The most onerous laws are those made by the bureaucracies and the courts.  They are permitted and sometimes encouraged by Congress as a means of shielding individual congressmen from the wrath of the people.

The third characteristic of republicanism is intolerance for corruption.  We have always had a certain amount of corruption and always will have, so long as we are governed by men and not Angels.  However, the degree of corruption we have seen within the past year is unprecedented in the history of our nation.  Is it possible that the people themselves have become so corrupted by the siren song of socialism as to be capable of no other form of government than despotism, as Franklin suggested?


One response to “4

  1. For the most part the article is correct but I differ on the purpose of the U.S. government as created by the 1787 Constitution; I find no power delegated to protect Rights, or even the People. If I’ve missed such a power delegated please advise.

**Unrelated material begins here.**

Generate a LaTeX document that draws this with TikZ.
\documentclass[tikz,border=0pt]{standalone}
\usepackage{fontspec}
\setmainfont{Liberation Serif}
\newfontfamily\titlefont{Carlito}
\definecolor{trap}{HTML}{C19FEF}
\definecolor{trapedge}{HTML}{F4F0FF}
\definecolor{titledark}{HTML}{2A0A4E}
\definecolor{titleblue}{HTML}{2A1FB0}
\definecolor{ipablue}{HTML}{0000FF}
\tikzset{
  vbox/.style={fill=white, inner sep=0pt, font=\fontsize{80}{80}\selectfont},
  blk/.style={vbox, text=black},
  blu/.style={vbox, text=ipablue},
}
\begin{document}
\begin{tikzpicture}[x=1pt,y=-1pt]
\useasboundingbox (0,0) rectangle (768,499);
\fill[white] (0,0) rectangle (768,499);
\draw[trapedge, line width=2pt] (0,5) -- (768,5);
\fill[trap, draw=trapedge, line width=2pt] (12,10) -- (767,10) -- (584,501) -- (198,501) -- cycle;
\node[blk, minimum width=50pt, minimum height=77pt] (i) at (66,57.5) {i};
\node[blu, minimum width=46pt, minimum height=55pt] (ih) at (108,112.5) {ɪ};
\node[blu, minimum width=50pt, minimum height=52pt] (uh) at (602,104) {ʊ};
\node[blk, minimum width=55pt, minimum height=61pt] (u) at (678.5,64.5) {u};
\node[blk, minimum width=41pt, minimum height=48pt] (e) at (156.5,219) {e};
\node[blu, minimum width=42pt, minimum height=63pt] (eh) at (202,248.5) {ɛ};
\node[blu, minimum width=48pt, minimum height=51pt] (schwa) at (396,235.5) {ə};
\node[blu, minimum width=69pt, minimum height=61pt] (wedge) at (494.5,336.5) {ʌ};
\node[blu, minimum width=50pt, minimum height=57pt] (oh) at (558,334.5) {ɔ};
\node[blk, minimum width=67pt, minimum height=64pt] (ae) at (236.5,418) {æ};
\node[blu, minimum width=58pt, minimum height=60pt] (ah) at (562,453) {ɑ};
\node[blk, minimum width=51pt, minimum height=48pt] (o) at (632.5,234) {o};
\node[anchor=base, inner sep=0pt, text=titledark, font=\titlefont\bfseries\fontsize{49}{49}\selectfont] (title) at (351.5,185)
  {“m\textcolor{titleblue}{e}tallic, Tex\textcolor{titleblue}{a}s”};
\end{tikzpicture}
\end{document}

    Also, the 1787 Constitution does provide the citizenry a method to alter government, but that method is not with the use of arms.

    In my opinion, for its purpose, the Declaration of Independence is the greatest document every written; but it has no relevance to the Constitution or a government under it nor to Citizen’s Duty in Citizenship.

    For those reasons and best results I think emphases should be put on the 1787 Constitution. After all, Officials take an Oath to support the 1787 Constitution, there is no oath to support the Declaration of Independence.